News / Opinion

Nica
2 minute read
1 Aug 2019
11:57 am

To me, Joburg Zoo’s World Elephant Day is exploitative

Nica

Perhaps putting environmental ethics in the school curriculum from a young age would be a more effective way than getting kids to look at animals in cages.

Elephants in the Kruger National Park. Image: David Cox/Facebook

In an effort to “raise awareness” about elephants and their plight, the Johannesburg Zoo has decided to open its facilities, for free, to all those who want to hear more about three majestic beasts stuck in a glorified cage.

How is this helpful to the ellies at all, you ask?

It’s not. The concept of zoos has never sat well with me or most people I have spoken to, and although they are seen as a “tool” to expose children to species of animals they may never actually get to see in the wild, it is still a sick concept.

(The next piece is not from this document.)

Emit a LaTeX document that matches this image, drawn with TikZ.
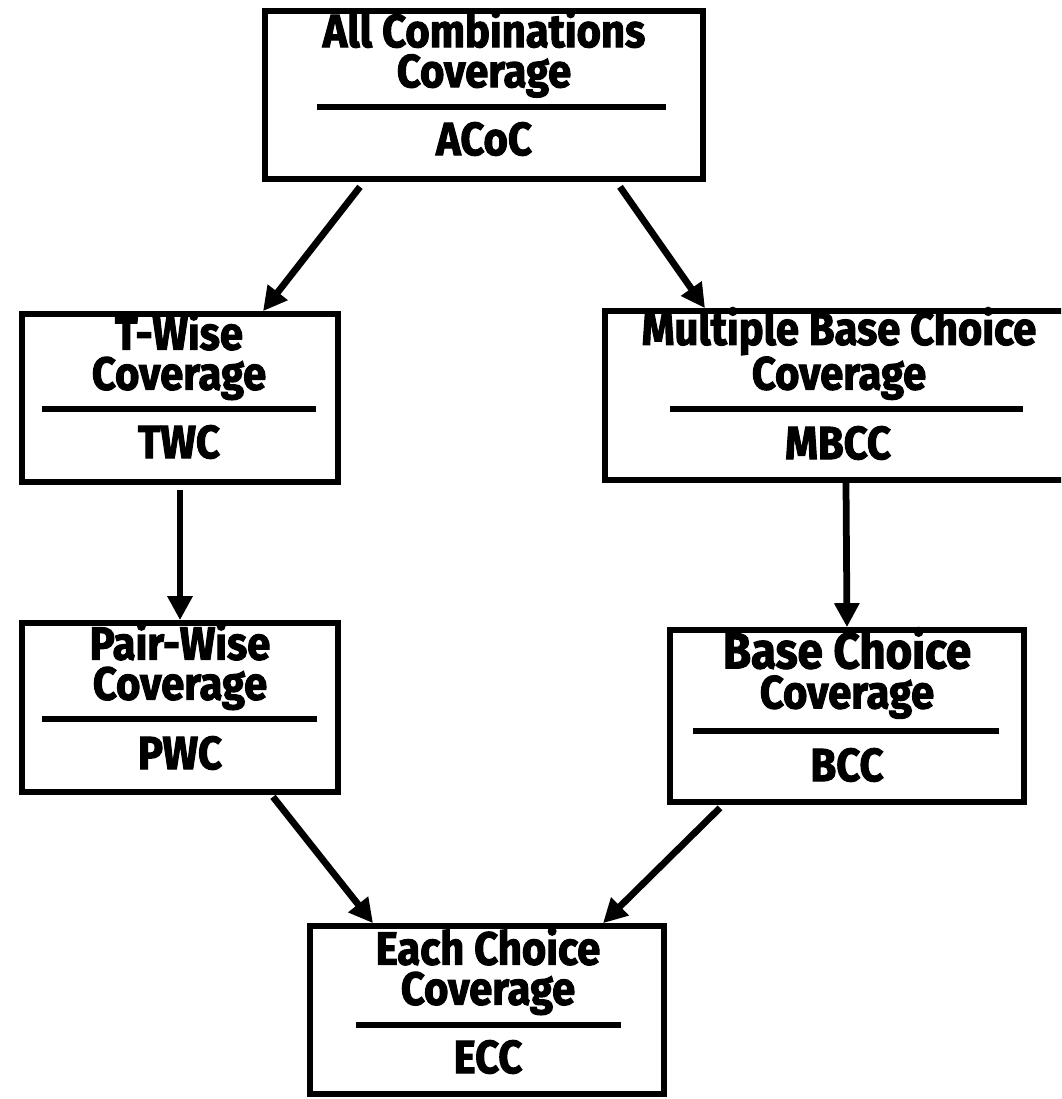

I suppose Joburg Zoo wants to show off their newest additions, Mopani and Ramadiba, and pay tribute to matriarch Lammie, who is probably still adjusting to her new roommates while still mourning the death of Kinkel, but at what cost? To have thousands of noisy kids glare, shout and take selfies in front of animals that actually require thousands of hectares of space to roam free?

I wonder if those who will make an effort to head out to the zoo on August 12 will stop and take in what humans have done to the planet, and how we really are the most destructive species ever to exist. I doubt this concept will be explored by the zoo.

In fact, according to the event press release, the zoo aims to provide every child with “a life-altering experience, of a face-to-face visit with an elephant, to fully value and respect the interdependencies between humans and the planet’s dwindling ecology”.

Perhaps putting environmental ethics in the school curriculum from a young age would be a more effective way than getting kids to look at animals in cages.

But this takes effort and a lot of convincing – so it’s easier to profit from another creature’s misfortunes. And make no mistake – those animals may look fed and complacent, but the wild never really left them.

Zoos exacerbate the idea that these animals are “safe” – perhaps if all the money spent carting elephants from the Eastern Cape to Johannesburg was used on legitimate conservation and education efforts instead, the ellies may be in a better situation – and Lammie might have been able to live out her life in a bigger space, away from bored and curious city dwellers, to retire and die in peace.